Lewie Kloster: It’s my trade. I wanted to be an editor all my life, but I don’t know.

Noah Kloster: It has to do with the dialogue as well. All of our subjects offer a unique rhythm to the way they tell their story. Sara talks very fast and it’s funny because Jim talks so slow, so that’s at play in it too. We have a film about a woman named Laurie Lindeen that’s a little slower paced because it’s about [working in] a diner, so it depends on the narration as well.

Lewie Kloster: Oh, and this is a fun one for you, Stephen. Our sound designer who did the CBGBs film, he knows that Robert Frank’s house is next door to CBGBs, literally less than 100-feet away, so he used sound design that he had already made for street sounds of the CBGBs film. And that street sound is under the shot of Sara approaching Robert Frank. But until I saw the film with the right music, I didn’t see it for what I was hoping it would be. Once I saw that cut [with the Bush Tetras], it even blew me away. I haven’t really re-watched it since, because it’s just, “I’m good.”
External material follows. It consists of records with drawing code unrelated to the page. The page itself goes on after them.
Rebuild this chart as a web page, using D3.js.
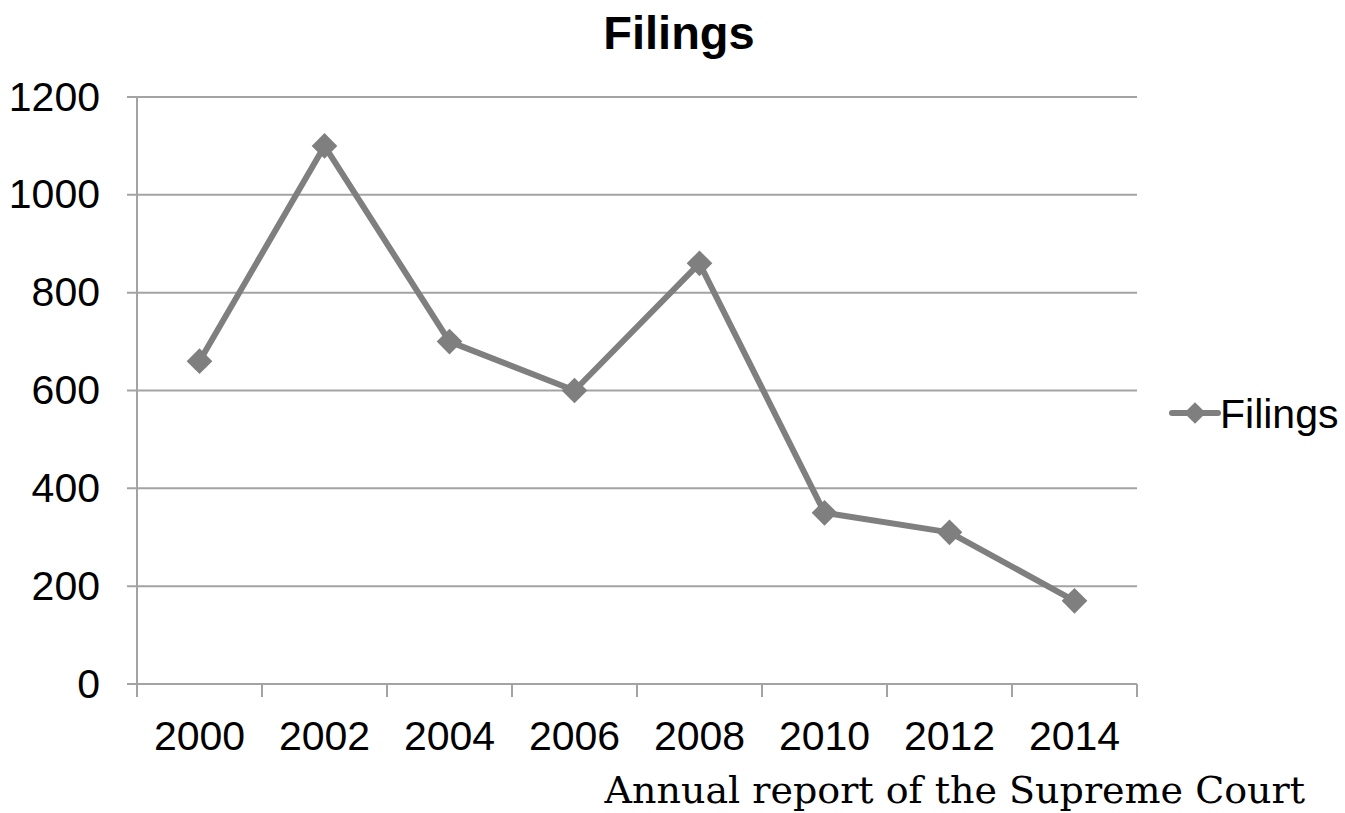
<!DOCTYPE html>
<html>
<head>
<meta charset="utf-8">
<script src="https://cdn.jsdelivr.net/npm/d3@7"></script>
<style>
body { margin: 0; background: #fff; }
text { font-family: "Liberation Sans", Arial, sans-serif; }
</style>
</head>
<body>
<script>
// data
var years = ["2000", "2002", "2004", "2006", "2008", "2010", "2012", "2014"];
var filings = [660, 1100, 700, 600, 860, 350, 310, 170];
var yTicks = [0, 200, 400, 600, 800, 1000, 1200];

var width = 1345, height = 813;
var margin = {left: 137, right: 208, top: 97, bottom: 129};
var gray = "#7f7f7f", gridColor = "#a3a3a3";

var svg = d3.select("body").append("svg")
	.attr("width", width)
	.attr("height", height);

var x = d3.scaleBand().domain(years).range([margin.left, width - margin.right]);
var y = d3.scaleLinear().domain([0, 1200]).range([height - margin.bottom, margin.top]);

// gridlines
svg.append("g").selectAll("line").data(yTicks).enter().append("line")
	.attr("x1", margin.left - 10).attr("x2", width - margin.right)
	.attr("y1", function(d){return y(d);}).attr("y2", function(d){return y(d);})
	.attr("stroke", gridColor).attr("stroke-width", 2);

// y axis
var yAxis = svg.append("g")
	.attr("transform", "translate(" + margin.left + ",0)")
	.call(d3.axisLeft(y).tickValues(yTicks).tickFormat(d3.format("d")).tickSize(0).tickPadding(37));
yAxis.select(".domain").remove();
yAxis.selectAll("text").style("font-size", "41px").attr("fill", "#000");
svg.append("line")
	.attr("x1", margin.left).attr("x2", margin.left)
	.attr("y1", margin.top).attr("y2", y(0))
	.attr("stroke", gridColor).attr("stroke-width", 2);

// x axis: ticks between categories
var xAxis = svg.append("g")
	.attr("transform", "translate(0," + y(0) + ")")
	.call(d3.axisBottom(x).tickSize(0).tickPadding(37));
xAxis.select(".domain").remove();
xAxis.selectAll("text").style("font-size", "41px").attr("fill", "#000");
var bounds = years.map(function(d){return x(d);}).concat([x(years[years.length - 1]) + x.bandwidth()]);
svg.append("g").selectAll("line").data(bounds).enter().append("line")
	.attr("x1", function(d){return d;}).attr("x2", function(d){return d;})
	.attr("y1", y(0)).attr("y2", y(0) + 13)
	.attr("stroke", gridColor).attr("stroke-width", 2);

// series line
var line = d3.line()
	.x(function(d, i){return x(years[i]) + x.bandwidth() / 2;})
	.y(function(d){return y(d);});
svg.append("path").datum(filings)
	.attr("d", line)
	.attr("fill", "none").attr("stroke", gray).attr("stroke-width", 6)
	.attr("stroke-linejoin", "round");

var diamond = d3.symbol().type(d3.symbolDiamond2).size(420);
svg.append("g").selectAll("path").data(filings).enter().append("path")
	.attr("d", diamond)
	.attr("transform", function(d, i){return "translate(" + (x(years[i]) + x.bandwidth() / 2) + "," + y(d) + ")";})
	.attr("fill", gray);

// title
svg.append("text")
	.attr("x", 679).attr("y", 49)
	.attr("text-anchor", "middle")
	.style("font-size", "47px").style("font-weight", "bold")
	.text("Filings");

// legend
var lg = svg.append("g").attr("transform", "translate(1172,413)");
lg.append("line").attr("x1", 0).attr("x2", 46).attr("y1", 0).attr("y2", 0)
	.attr("stroke", gray).attr("stroke-width", 6).attr("stroke-linecap", "round");
lg.append("path").attr("d", d3.symbol().type(d3.symbolDiamond2).size(300)).attr("transform", "translate(23,0)").attr("fill", gray);
lg.append("text").attr("x", 48).attr("y", 15)
	.style("font-size", "41px").text("Filings");

// source note
svg.append("text")
	.attr("x", 1305).attr("y", 803)
	.attr("text-anchor", "end")
	.style("font-family", "'DejaVu Serif', 'Liberation Serif', serif")
	.style("font-size", "38px")
	.text("Annual report of the Supreme Court");
</script>
</body>
</html>
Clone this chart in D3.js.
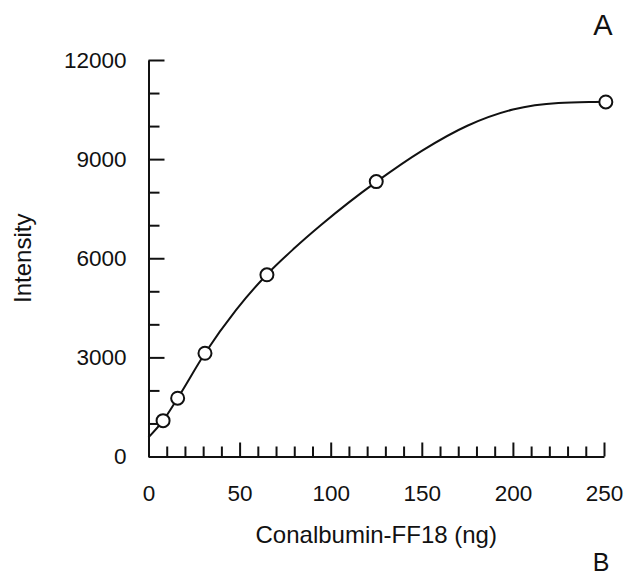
<!DOCTYPE html>
<html>
<head>
<meta charset="utf-8">
<script src="https://cdn.jsdelivr.net/npm/d3@7"></script>
<style>
  body { margin: 0; background: #fff; }
  svg { display: block; font-family: "Liberation Sans", Arial, Helvetica, sans-serif; }
</style>
</head>
<body>
<div id="graph"></div>
<script>
// measured points (ng, intensity)
var pointX = [8, 16, 31, 65, 125, 251];
var pointY = [1085, 1765, 3125, 5500, 8320, 10730];

// fitted curve
var curveX = [0, 8, 16, 31, 48, 65, 80, 95, 110, 125, 150, 175, 200, 225, 245, 251];
var curveY = [580, 1085, 1765, 3125, 4430, 5510, 6300, 7020, 7690, 8310, 9250, 10010, 10500, 10700, 10730, 10735];

var xMajor = [0, 50, 100, 150, 200, 250];
var xMinor = [10, 20, 30, 40, 60, 70, 80, 90, 110, 120, 130, 140, 160, 170, 180, 190, 210, 220, 230, 240];
var yMajor = [0, 3000, 6000, 9000, 12000];
var yMinor = [1000, 2000, 4000, 5000, 7000, 8000, 10000, 11000];

var svg = d3.select("#graph").append("svg")
    .attr("width", 626)
    .attr("height", 577);

var x = d3.scaleLinear().domain([0, 250]).range([148.5, 604]);
var y = d3.scaleLinear().domain([0, 12000]).range([456.5, 60]);

// x axis line + ticks pointing up
svg.append("g")
    .attr("transform", "translate(0,456.5)")
    .call(d3.axisTop(x).tickValues(xMajor).tickSize(14).tickSizeOuter(0).tickFormat(""));
svg.append("g")
    .attr("transform", "translate(0,456.5)")
    .call(d3.axisTop(x).tickValues(xMinor).tickSize(10).tickFormat(""))
    .select(".domain").remove();
// x labels
svg.append("g")
    .attr("transform", "translate(0,456.5)")
    .call(d3.axisBottom(x).tickValues(xMajor).tickSize(0).tickPadding(29))
    .call(function(g) { g.select(".domain").remove(); });

// y axis line + ticks pointing right
svg.append("g")
    .attr("transform", "translate(148.5,0)")
    .call(d3.axisRight(y).tickValues(yMajor).tickSize(16).tickSizeOuter(0).tickFormat(""));
svg.append("g")
    .attr("transform", "translate(148.5,0)")
    .call(d3.axisRight(y).tickValues(yMinor).tickSize(11).tickFormat(""))
    .select(".domain").remove();
// y labels
svg.append("g")
    .attr("transform", "translate(148.5,0)")
    .call(d3.axisLeft(y).tickValues(yMajor).tickSize(0).tickPadding(22).tickFormat(d3.format("d")))
    .call(function(g) { g.select(".domain").remove(); });

svg.selectAll(".domain, .tick line")
    .attr("stroke", "#111")
    .attr("stroke-width", 2);
svg.selectAll(".tick text")
    .attr("fill", "#111")
    .style("font-size", "22.5px");

// curve
var line = d3.line()
    .x(function(d) { return x(d[0]); })
    .y(function(d) { return y(d[1]); })
    .curve(d3.curveMonotoneX);

svg.append("path")
    .datum(d3.zip(curveX, curveY))
    .attr("d", line)
    .attr("fill", "none")
    .attr("stroke", "#111")
    .attr("stroke-width", 2);

// points
svg.selectAll("circle.pt")
    .data(d3.zip(pointX, pointY))
    .enter()
    .append("circle")
        .attr("class", "pt")
        .attr("cx", function(d) { return x(d[0]); })
        .attr("cy", function(d) { return y(d[1]); })
        .attr("r", 6.5)
        .attr("fill", "#fff")
        .attr("stroke", "#111")
        .attr("stroke-width", 2);

// axis titles
svg.append("text")
    .attr("x", (x(0) + x(250)) / 2)
    .attr("y", 543)
    .attr("text-anchor", "middle")
    .style("font-size", "24px")
    .attr("fill", "#111")
    .text("Conalbumin-FF18 (ng)");

svg.append("text")
    .attr("transform", "translate(31," + ((y(0) + y(12000)) / 2) + ") rotate(-90)")
    .attr("text-anchor", "middle")
    .style("font-size", "24px")
    .attr("fill", "#111")
    .text("Intensity");

// panel letters
svg.append("text")
    .attr("x", 603).attr("y", 35)
    .attr("text-anchor", "middle")
    .style("font-size", "29px")
    .attr("fill", "#111")
    .text("A");
svg.append("text")
    .attr("x", 601).attr("y", 571)
    .attr("text-anchor", "middle")
    .style("font-size", "25px")
    .attr("fill", "#111")
    .text("B");
</script>
</body>
</html>
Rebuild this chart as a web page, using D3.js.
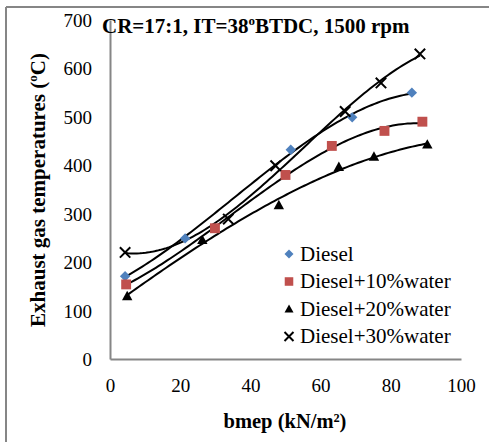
<!DOCTYPE html>
<html>
<head>
<meta charset="utf-8">
<script src="https://cdn.jsdelivr.net/npm/d3@7"></script>
<style>
  html, body { margin: 0; padding: 0; background: #fff; }
  svg { display: block; }
  svg text { font-family: "Liberation Serif", "Times New Roman", Times, serif !important; }
</style>
</head>
<body>
<svg id="chart" width="489" height="442"></svg>
<script>
// ---- data ----
const seriesNames = ["Diesel", "Diesel+10%water", "Diesel+20%water", "Diesel+30%water"];
const dieselX = [4.3, 21.4, 51.5, 69, 86];
const dieselY = [171, 249, 432, 499, 550];
const water10X = [4.6, 29.9, 50, 63.2, 78.2, 89];
const water10Y = [154, 270, 380, 440, 471, 490];
const water20X = [4.9, 26.3, 48.1, 65.2, 75.2, 90.4];
const water20Y = [130, 246, 318, 397, 418, 443];
const water30X = [4.3, 33.7, 47.2, 67, 77.2, 88.3];
const water30Y = [220, 289, 399, 511, 570, 630];
const xTicks = [0, 20, 40, 60, 80, 100];
const yTicks = [0, 100, 200, 300, 400, 500, 600, 700];
const titleText = "CR=17:1, IT=38";
const titleText2 = "BTDC, 1500 rpm";

const svg = d3.select("#chart");
const x = d3.scaleLinear().domain([0, 100]).range([110, 461]);
const y = d3.scaleLinear().domain([0, 700]).range([359, 20]);
const gray = "#868686";

// outer frame (left and top visible)
svg.append("line").attr("x1", 6).attr("x2", 6).attr("y1", 7).attr("y2", 442).attr("stroke", gray).attr("stroke-width", 2);
svg.append("line").attr("x1", 6).attr("x2", 489).attr("y1", 7).attr("y2", 7).attr("stroke", gray).attr("stroke-width", 2);

// axes
const xAxis = svg.append("g").attr("transform", `translate(0,${y(0)})`)
  .call(d3.axisBottom(x).tickValues(xTicks).tickSize(0).tickPadding(0).tickSizeOuter(0));
xAxis.attr("font-family", null);
xAxis.select(".domain").attr("stroke", gray).attr("stroke-width", 2);
xAxis.selectAll("text").attr("font-size", 19).attr("fill", "#000").attr("y", 33).attr("dy", 0);

const yAxis = svg.append("g").attr("transform", `translate(${x(0)},0)`)
  .call(d3.axisLeft(y).tickValues(yTicks).tickSize(0).tickPadding(18).tickSizeOuter(0));
yAxis.attr("font-family", null);
yAxis.select(".domain").attr("stroke", gray).attr("stroke-width", 2);
yAxis.selectAll("text").attr("font-size", 19).attr("fill", "#000").attr("dy", "0.34em");

// axis titles
svg.append("text").attr("x", 285).attr("y", 428).attr("text-anchor", "middle")
  .attr("font-size", 20.5).attr("font-weight", "bold").text("bmep (kN/m²)");
const yl = svg.append("text").attr("transform", "translate(45,190) rotate(-90)")
  .attr("text-anchor", "middle").attr("font-size", 21).attr("font-weight", "bold");
yl.append("tspan").text("Exhaust gas temperatures (");
yl.append("tspan").attr("font-size", 13).attr("dy", -8).text("o");
yl.append("tspan").attr("dy", 8).text("C)");

// title
const t = svg.append("text").attr("x", 102).attr("y", 33).attr("font-size", 21).attr("font-weight", "bold");
t.append("tspan").text(titleText);
t.append("tspan").attr("font-size", 13).attr("dy", -8).text("o");
t.append("tspan").attr("dy", 8).text(titleText2);

// cubic least-squares trendline
function polyfit(xs, ys, deg) {
  const n = deg + 1;
  const A = Array.from({length: n}, () => new Array(n + 1).fill(0));
  for (let i = 0; i < xs.length; i++) {
    for (let r = 0; r < n; r++) {
      for (let c = 0; c < n; c++) A[r][c] += Math.pow(xs[i], r + c);
      A[r][n] += ys[i] * Math.pow(xs[i], r);
    }
  }
  for (let i = 0; i < n; i++) {
    let m = i;
    for (let k = i + 1; k < n; k++) if (Math.abs(A[k][i]) > Math.abs(A[m][i])) m = k;
    [A[i], A[m]] = [A[m], A[i]];
    for (let k = i + 1; k < n; k++) {
      const f = A[k][i] / A[i][i];
      for (let j = i; j <= n; j++) A[k][j] -= f * A[i][j];
    }
  }
  const coef = new Array(n).fill(0);
  for (let i = n - 1; i >= 0; i--) {
    let s = A[i][n];
    for (let j = i + 1; j < n; j++) s -= A[i][j] * coef[j];
    coef[i] = s / A[i][i];
  }
  return coef;
}

const series = [
  {xs: dieselX, ys: dieselY, shape: "diamond"},
  {xs: water10X, ys: water10Y, shape: "square"},
  {xs: water20X, ys: water20Y, shape: "triangle"},
  {xs: water30X, ys: water30Y, shape: "cross"}
];

const line = d3.line().x(d => x(d[0])).y(d => y(d[1])).curve(d3.curveLinear);
series.forEach(s => {
  const c = polyfit(s.xs, s.ys, 3);
  const x0 = d3.min(s.xs), x1 = d3.max(s.xs);
  const pts = d3.range(0, 101).map(i => {
    const xv = x0 + (x1 - x0) * i / 100;
    return [xv, c[0] + c[1] * xv + c[2] * xv * xv + c[3] * xv * xv * xv];
  });
  svg.append("path").attr("d", line(pts)).attr("fill", "none").attr("stroke", "#000").attr("stroke-width", 2);
});

function drawMarker(g, shape, cx, cy, s) {
  if (shape === "diamond") {
    g.append("path").attr("d", `M${cx},${cy-s}L${cx+s},${cy}L${cx},${cy+s}L${cx-s},${cy}Z`).attr("fill", "#4F81BD");
  } else if (shape === "square") {
    const h = s * 0.95;
    g.append("rect").attr("x", cx - h).attr("y", cy - h).attr("width", 2 * h).attr("height", 2 * h).attr("fill", "#C0504D");
  } else if (shape === "triangle") {
    g.append("path").attr("d", `M${cx},${cy-s}L${cx+s},${cy+s*0.8}L${cx-s},${cy+s*0.8}Z`).attr("fill", "#000");
  } else {
    g.append("path").attr("d", `M${cx-s},${cy-s}L${cx+s},${cy+s}M${cx-s},${cy+s}L${cx+s},${cy-s}`)
      .attr("stroke", "#000").attr("stroke-width", 2).attr("fill", "none");
  }
}

const mg = svg.append("g");
series.forEach(s => s.xs.forEach((xv, i) => drawMarker(mg, s.shape, x(xv), y(s.ys[i]), 5.2)));

// legend
const lg = svg.append("g");
const legendY = [254, 281.5, 309, 336.5];
seriesNames.forEach((name, i) => {
  drawMarker(lg, series[i].shape, 289, legendY[i], 4.5);
  lg.append("text").attr("x", 300).attr("y", legendY[i]).attr("dy", "0.33em").attr("font-size", 21).text(name);
});
</script>
</body>
</html>
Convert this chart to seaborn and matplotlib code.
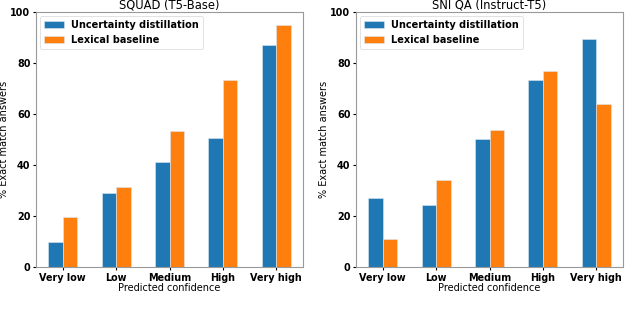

Noah Kloster: Yeah, it’s done. But the hardest part is knowing when to put something down and knowing when to stop working on something. We definitely hit that point, and we’re really happy that it’s gotten the reception that it’s gotten. I think it definitely hits that film nerd [vein], but cool enough where it can apply to a non-nerdy audience too. I just hope it brings everyone together that just loves film.

“Stranger Than Rotterdam with Sara Driver” will be available to watch virtually through the Sundance Film Festival from January 20th through 30th. It will next screen virtually at the Rotterdam Film Fest.